Don't buy a NEW Vehicle
Don't use Santander
Don't believe that ANY work provider can be the source of 100% of your required income
Do a apprenticeship for 6 months and see if you can make it work with some real life figures behind you


----------



## KevinH (Jul 13, 2014)

AMBUDRIVER03 said:


> I have offered my drivers two options.
> 
> A.) Straight split of the net income, 40 car /60 driver, where they pay fuel.
> B.) hybrid, $15 hourly minimum (cap at $30) + performance based bonus, I pay fuel.
> ...


Do you consider these workers to be full employees of your company, with payroll deductions, workers compensation, overtime, etc. factored into the Uber pay?


----------



## AMBUDRIVER03 (Jul 1, 2014)

KevinH said:


> Do you consider these workers to be full employees of your company, with payroll deductions, workers compensation, overtime, etc. factored into the Uber pay?


Currently 1099 workers. If I was making enough to pay them as W2s I would.

Right now with 2 drivers besides myself, there is no money after quarterly taxes and expenses for profit (some weeks I'm operating at a slight loss)

If I was not driving, I would not be making enough for the venture to be worthwhile.

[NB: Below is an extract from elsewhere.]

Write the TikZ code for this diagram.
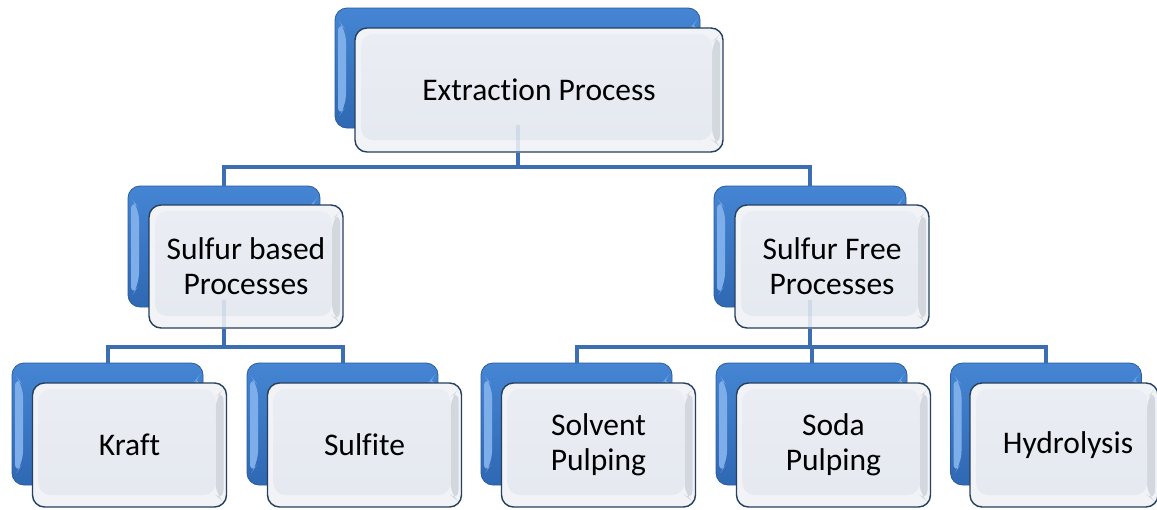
\documentclass[tikz,border=0pt]{standalone}
\usepackage{fontspec}
\setmainfont{Carlito}[Ligatures=NoCommon]
\definecolor{bluetop}{HTML}{4585D3}
\definecolor{bluebot}{HTML}{2F68B3}
\definecolor{bluedark}{HTML}{2A5D9C}
\definecolor{bluelite}{HTML}{7EAEEA}
\definecolor{fborder}{HTML}{26405F}
\definecolor{fbevel}{HTML}{F1F3F7}
\definecolor{fgray}{HTML}{D3D7DE}
\definecolor{fintop}{HTML}{EAEDF3}
\definecolor{finbot}{HTML}{E5E9F0}
\definecolor{conncol}{HTML}{3C6FB2}
\begin{document}
\begin{tikzpicture}[x=1pt,y=-1pt,
  backbox/.style={draw=bluedark, line width=0.8pt, rounded corners=12pt,
    top color=bluetop, bottom color=bluebot, inner sep=0pt,
    path picture={
      \fill[bluelite] ([shift={(3pt,-12pt)}]path picture bounding box.north west)
        -- ([shift={(11pt,-22pt)}]path picture bounding box.north west)
        -- ([shift={(11pt,22pt)}]path picture bounding box.south west)
        -- ([shift={(3pt,10pt)}]path picture bounding box.south west) -- cycle;
      \fill[bluelite!85!bluetop] ([shift={(-3pt,-12pt)}]path picture bounding box.north east)
        -- ([shift={(-10pt,-20pt)}]path picture bounding box.north east)
        -- ([shift={(-10pt,-40pt)}]path picture bounding box.north east)
        -- ([shift={(-3pt,-36pt)}]path picture bounding box.north east) -- cycle;
    }},
  frontbox/.style={draw=fborder, line width=1.4pt, rounded corners=12pt,
    fill=fbevel, inner sep=0pt, align=center,
    font=\fontsize{31.5}{35}\selectfont,
    path picture={
      \fill[fgray] ([shift={(-3pt,-6pt)}]path picture bounding box.north east)
        -- ([shift={(-11pt,-14pt)}]path picture bounding box.north east)
        -- ([shift={(-11pt,12pt)}]path picture bounding box.south east)
        -- ([shift={(-3pt,5pt)}]path picture bounding box.south east) -- cycle;
      \shade[top color=fintop, bottom color=finbot]
        ([shift={(6pt,-6pt)}]path picture bounding box.north west)
        rectangle ([shift={(-11pt,12pt)}]path picture bounding box.south east);
    }},
  conn/.style={draw=conncol, line width=4pt},
  ghost/.style={draw=conncol, line width=4pt, opacity=0.12}
]
\useasboundingbox (0,0) rectangle (1157,509);
\fill[white] (0,0) rectangle (1157,509);

% top
\node[backbox, minimum width=365pt, minimum height=120pt] (topB) at (517.5,68) {};
\node[frontbox, minimum width=368pt, minimum height=124pt] (top) at (539,90) {Extraction Process};

% level 2
\node[backbox, minimum width=192pt, minimum height=121pt] (sbB) at (224,246.5) {};
\node[frontbox, minimum width=194pt, minimum height=123pt] (sb) at (246,266.5) {Sulfur based\\Processes};
\node[backbox, minimum width=192pt, minimum height=121pt] (sfB) at (810,246.5) {};
\node[frontbox, minimum width=194pt, minimum height=123pt] (sf) at (832,266.5) {Sulfur Free\\Processes};

% level 3
\node[backbox, minimum width=191pt, minimum height=122pt] (krB) at (107.5,424) {};
\node[frontbox, minimum width=194pt, minimum height=124pt] (kr) at (129.5,445) {Kraft};
\node[backbox, minimum width=191pt, minimum height=122pt] (suB) at (342.5,424) {};
\node[frontbox, minimum width=194pt, minimum height=124pt] (su) at (364.5,445) {Sulfite};
\node[backbox, minimum width=191pt, minimum height=122pt] (soB) at (576.5,424) {};
\node[frontbox, minimum width=194pt, minimum height=124pt] (so) at (598.5,445) {Solvent\\Pulping};
\node[backbox, minimum width=191pt, minimum height=122pt] (sdB) at (811.5,424) {};
\node[frontbox, minimum width=194pt, minimum height=124pt] (sd) at (833.5,445) {Soda\\Pulping};
\node[backbox, minimum width=191pt, minimum height=122pt] (hyB) at (1046,424) {};
\node[frontbox, minimum width=188pt, minimum height=124pt, text width=188pt] (hy) at (1064,445) {\hspace*{8pt}Hydrolysis};

% junction points
\coordinate (j1) at (517.5,167);
\coordinate (j2) at (224,347);
\coordinate (j3) at (810,347);
\coordinate (g1) at (517.5,125);
\coordinate (g2) at (224,300);
\coordinate (g3) at (810,300);

% faint see-through parts of connectors
\draw[ghost] (g1) -- (top.south -| g1);
\draw[ghost] (g2) -- (sb.south -| g2);
\draw[ghost] (g3) -- (sf.south -| g3);

% connectors
\draw[conn] (top.south -| j1) -- (j1);
\draw[conn] (sbB.north) -- (sbB.north |- j1) -- (sfB.north |- j1) -- (sfB.north);
\draw[conn] (sb.south -| j2) -- (j2);
\draw[conn] (krB.north) -- (krB.north |- j2) -- (suB.north |- j2) -- (suB.north);
\draw[conn] (sf.south -| j3) -- (j3);
\draw[conn] (soB.north) -- (soB.north |- j3) -- (hyB.north |- j3) -- (hyB.north);
\draw[conn] (sdB.north) -- (sdB.north |- j3);
\end{tikzpicture}
\end{document}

My pay (to run the show) comes in the Form of the money I pay myself for driving jours (same formula as the other non owner drivers) and the potential tips. Used to average $200/wk for 30h of driving... Has dwindled to less than $50, some weeks zero. Not sure what changed

We shall see how well Uber works out.


----------



## zakk the bear (Jul 8, 2014)

Right now I start drivers at 60/40 and they pay fuel for the first month. if it's working out and they are making the numbers, it can go to 65/35 and they pay fuel. The workers comp insurance kills me. all are 1099 as well. 

The hybrid model in interesting, but, IMO, puts all the risk on the owner, and we already have the risk of the car, insurance, WCI, etc. factor in they can burn your fuel and that's a little dicey, no?


----------